Saturday, November 9, 2013

Cop Kills Kid, Part 75



''To serve and protect.'' A motto dating back to the black-and-white days of yore, Pleasantville-type Utopian pasts of ''the way things were'', where the most rampant crime was underage smoking or forgetting to pay for your sundae at the drive-in diner.

Then again, there were less laws to even break back then, as cars didn't even have seat belts.

''Law enforcement'' has sure come  along way since then.

Wikipedia describes their job thusly:
Law enforcement broadly refers to any system by which some members of society act in an organized manner to enforce the law by discovering and punishing persons who violate the rules and norms governing that society. Although the term may encompass entities such as courts and prisons, it is most frequently applied to those who directly engage in patrols or surveillance to dissuade and discover criminal activity, and those who investigate crimes and apprehend offenders.[1] Furthermore, although law enforcement may be most concerned with the prevention and punishment of crimes, organizations exist to discourage a wide variety of non-criminal violations of rules and norms, effected through the imposition of less severe consequences.
But in the past 10 years or so, what is most commonly referred to as ''the police'' have resorted more to the ''force'' part of the word ''enforcement'', using military tactics, weapons, vehicles and excuses to become what many conspiracy theorists once warned we were headed towards: a police state.

From the mass brutal beatings of tens of thousands of kids who thought a tuition hike was too high, to repeatedly sodomizing people they arrest even when under media scrutiny (a fact that happens way too often in itself, but it seems New Mexico cops in particular now have developed a taste for it), to having a double-standard regarding aboriginal women in Canada, to selling information to organized crime, to killing innocent civilians - perhaps the saddest, disturbing, recurring situation of all.

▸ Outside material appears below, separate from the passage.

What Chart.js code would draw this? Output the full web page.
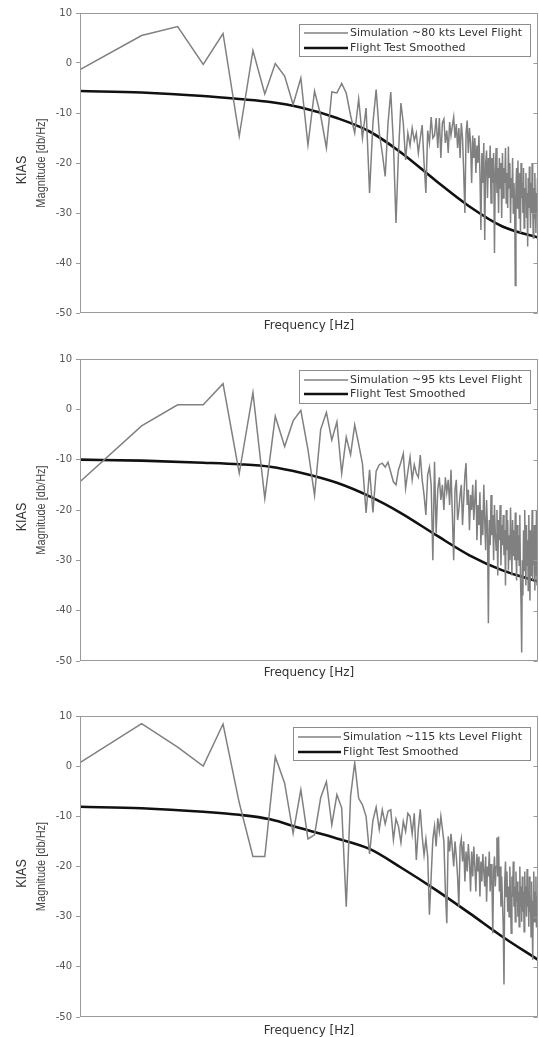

It seems to go over people's heads when it's an alleged criminal receiving the bullet, and things are usually forgiving when it's the result of intermediary force - for example the result of getting tasered (and we're lucky that in instances where Tasers are used on 80-year-olds they aren't always fatal) - but there are clear instances where death should simply have never occurred under any circumstance, and today's example is the strongest in a long time: a man wanted to teach his son a lesson after taking his truck without authorization, so he did what anyone born prior to 1980 would do: he called the cops, thinking they'd bring the boy home, he'd have a scare, and he'd have learned his lesson and be good to get on with his life.

But that's not how cops work nowadays. They have a licence to kill and use it, they shoot first and ask questions never, they seem to no longer have to nor have the training for using submissive and/or non-lethal force first and whenever possible. And they no longer shoot to maim or stop - they shoot to kill, period. Sometimes even on clearly homeless folks, a story found everywhere from Santa Clara (aged 22) to Montréal (aged 40, also dead: a 36-year-old innocent bystander).

Tyler Comstock, though, was a bright 19-year-old kid  on his way to getting his GED.
Ames Police Officer Adam McPherson eventually fired six shots into the truck, two of which struck Tyler who was later pronounced dead.
The official report claims the action was necessary in order "to stop the ongoing threat to the public and the officers."
Tyler's dad says he was unarmed at the time.
The saddest and most common part of that story?
McPherson is currently on paid leave pending the results of his department's investigation.
Of course he is. His friends and co-workers are investigating him and the tactics he used, which are the exact same ones they use all the time. How in hell are they going to bring the whole thing down by saying he did anything wrong? And from that point on, how are any of those murderers with badges ever going to be tried in a court of law like the rest of us mere mortals or, rather, the target practice we seem to be to them.

And there is a kicker:
An unidentified person on the Ames police radio dispatch twice suggested that police back off their pursuit of a teen who allegedly stole a pickup truck from the work site he and his father were working at on Monday.
Sounds a lot like what George Zimmerman was told when he shot and killed an unarmed teen. I wonder how that turned out.